One meaning is cryptography that leverages special-purpose CPU instructions, as opposed to using general-purpose instructions such as additions, multiplicatins, bitwise operations and so on. For example, high-end x86 CPUs have some specialized instructions called AES-NI which perform one round of the AES algorithm. ARMv8 CPUs have instructions that perform steps of an AES, SHA-1 or SHA-256 round. Some processors have dedicated instructions (or more commonly coprocessors) to work with bigints, which helps with asymmetric cryptography. These special-purpose instructions have two advantages over using general-purpose instructions: they're faster (and that also means less power consumption that the software equivalent), and they're typically more resistant to side channel attacks. Hardware cryptography is not automatically more resistant to side channel attacks, but it tends to be easier to protect, e.g. by ensuring during the chip design that the specialized instructions execute in constant time and power. Besides high-end general-purpose processors, such specialized instructions are often found on processors designed for crypto-heavy applications, such as smartcards.

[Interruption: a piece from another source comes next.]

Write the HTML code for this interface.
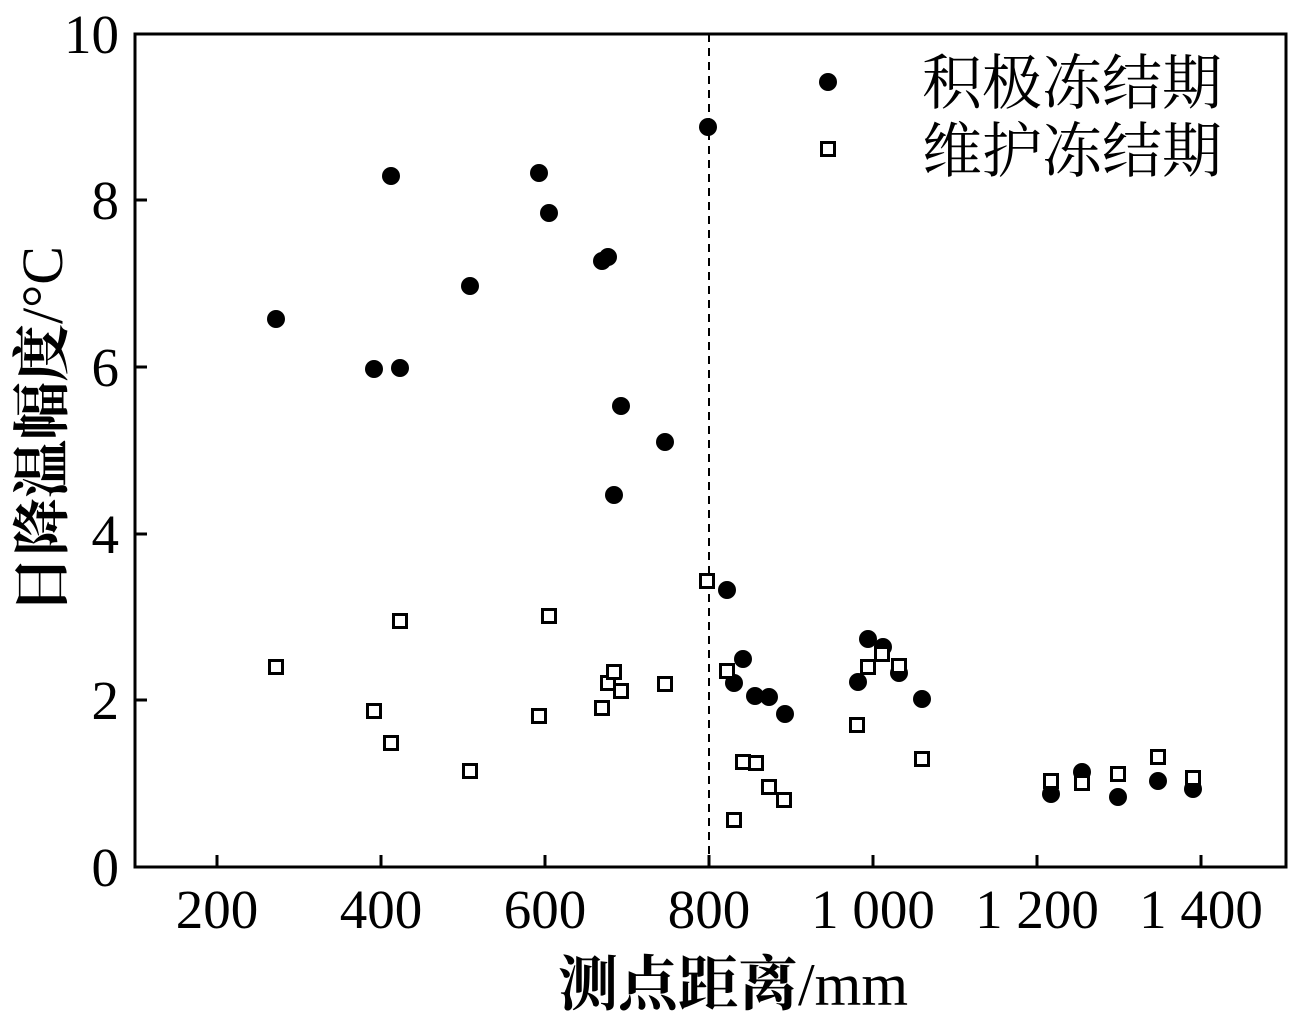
<!DOCTYPE html>
<html><head><meta charset="utf-8"><style>body{margin:0;background:#fff}svg{display:block}</style></head><body>
<svg width="1299" height="1024" viewBox="0 0 1299 1024" xmlns="http://www.w3.org/2000/svg" font-family="'Liberation Serif','Noto Serif CJK SC',serif">
<rect x="135" y="34" width="1151" height="833" fill="none" stroke="#000" stroke-width="3"/>
<line x1="709" y1="34" x2="709" y2="867" stroke="#000" stroke-width="2" stroke-dasharray="8,6"/>
<g stroke="#000" stroke-width="3">
<line x1="217" y1="867" x2="217" y2="855"/><line x1="381" y1="867" x2="381" y2="855"/><line x1="545" y1="867" x2="545" y2="855"/><line x1="709" y1="867" x2="709" y2="855"/><line x1="873" y1="867" x2="873" y2="855"/><line x1="1037" y1="867" x2="1037" y2="855"/><line x1="1201" y1="867" x2="1201" y2="855"/>
<line x1="135" y1="700" x2="147" y2="700"/><line x1="135" y1="534" x2="147" y2="534"/><line x1="135" y1="367" x2="147" y2="367"/><line x1="135" y1="200" x2="147" y2="200"/>
</g>
<g font-size="55" text-anchor="end">
<text x="119" y="886">0</text><text x="119" y="719">2</text><text x="119" y="553">4</text><text x="119" y="386">6</text><text x="119" y="219">8</text><text x="119" y="53">10</text>
</g>
<g font-size="55" text-anchor="middle">
<text x="217" y="928">200</text><text x="381" y="928">400</text><text x="545" y="928">600</text><text x="709" y="928">800</text><text x="873" y="928">1 000</text><text x="1037" y="928">1 200</text><text x="1201" y="928">1 400</text>
</g>
<text x="733" y="1005" font-size="60" text-anchor="middle"><tspan font-weight="bold">测点距离</tspan>/mm</text>
<text transform="translate(62,430) rotate(-90)" font-size="58" text-anchor="middle"><tspan font-weight="bold">日降温幅度</tspan>/°C</text>
<g fill="#000">
<circle cx="276" cy="319" r="9"/><circle cx="391" cy="176" r="9"/><circle cx="374" cy="369" r="9"/><circle cx="400" cy="368" r="9"/><circle cx="470" cy="286" r="9"/><circle cx="539" cy="173" r="9"/><circle cx="549" cy="213" r="9"/><circle cx="602" cy="261" r="9"/><circle cx="608" cy="257" r="9"/><circle cx="621" cy="406" r="9"/><circle cx="614" cy="495" r="9"/><circle cx="665" cy="442" r="9"/><circle cx="708" cy="127" r="9"/><circle cx="727" cy="590" r="9"/><circle cx="734" cy="683" r="9"/><circle cx="743" cy="659" r="9"/><circle cx="755" cy="696" r="9"/><circle cx="769" cy="697" r="9"/><circle cx="785" cy="714" r="9"/><circle cx="858" cy="682" r="9"/><circle cx="868" cy="639" r="9"/><circle cx="883" cy="647" r="9"/><circle cx="899" cy="673" r="9"/><circle cx="922" cy="699" r="9"/><circle cx="1051" cy="794" r="9"/><circle cx="1082" cy="772" r="9"/><circle cx="1118" cy="797" r="9"/><circle cx="1158" cy="781" r="9"/><circle cx="1193" cy="789" r="9"/>
<circle cx="828" cy="82" r="9"/>
</g>
<g fill="#fff" stroke="#000" stroke-width="3">
<rect x="269.5" y="660.5" width="13" height="13"/><rect x="367.5" y="704.5" width="13" height="13"/><rect x="384.5" y="736.5" width="13" height="13"/><rect x="393.5" y="614.5" width="13" height="13"/><rect x="463.5" y="764.5" width="13" height="13"/><rect x="532.5" y="709.5" width="13" height="13"/><rect x="542.5" y="609.5" width="13" height="13"/><rect x="595.5" y="701.5" width="13" height="13"/><rect x="601.5" y="676.5" width="13" height="13"/><rect x="607.5" y="665.5" width="13" height="13"/><rect x="614.5" y="684.5" width="13" height="13"/><rect x="658.5" y="677.5" width="13" height="13"/><rect x="700.5" y="574.5" width="13" height="13"/><rect x="720.5" y="664.5" width="13" height="13"/><rect x="727.5" y="813.5" width="13" height="13"/><rect x="736.5" y="755.5" width="13" height="13"/><rect x="749.5" y="756.5" width="13" height="13"/><rect x="762.5" y="780.5" width="13" height="13"/><rect x="777.5" y="793.5" width="13" height="13"/><rect x="850.5" y="718.5" width="13" height="13"/><rect x="861.5" y="660.5" width="13" height="13"/><rect x="875.5" y="647.5" width="13" height="13"/><rect x="892.5" y="659.5" width="13" height="13"/><rect x="915.5" y="752.5" width="13" height="13"/><rect x="1044.5" y="774.5" width="13" height="13"/><rect x="1075.5" y="776.5" width="13" height="13"/><rect x="1111.5" y="767.5" width="13" height="13"/><rect x="1151.5" y="750.5" width="13" height="13"/><rect x="1186.5" y="771.5" width="13" height="13"/>
<rect x="821.5" y="142.5" width="13" height="13"/>
</g>
<g font-size="60">
<text x="922" y="104">积极冻结期</text>
<text x="922" y="172">维护冻结期</text>
</g>
</svg>
</body></html>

Another meaning of “hardware crypto” is cryptography performed by a dedicated processor using a key that doesn't leave this processor. The reason to do that is to reduce the impact of a security breach. Even if the normal processor is compromised, the attacker won't have the key. The attacker may still be able to make requests to the crypto processor, but can limit the impact of the compromise, for example because the crypto processor can apply rate limits, may have logs that the attacker can't tamper with, etc. Because the crypto processor has a smaller attack surface, there's less of a chance that it gets compromised than the normal processor. Such a crypto processor may not be as fast as a general-purpose processor, even if it has dedicated instructions for cryptography, because they're typically designed to be low-power, tamper-resistant to some extent, and not too expensive (e.g. a \$2 smartcard or a \$10 TPM may be used as a crypto processor in association with a \$100 general-purpose CPU).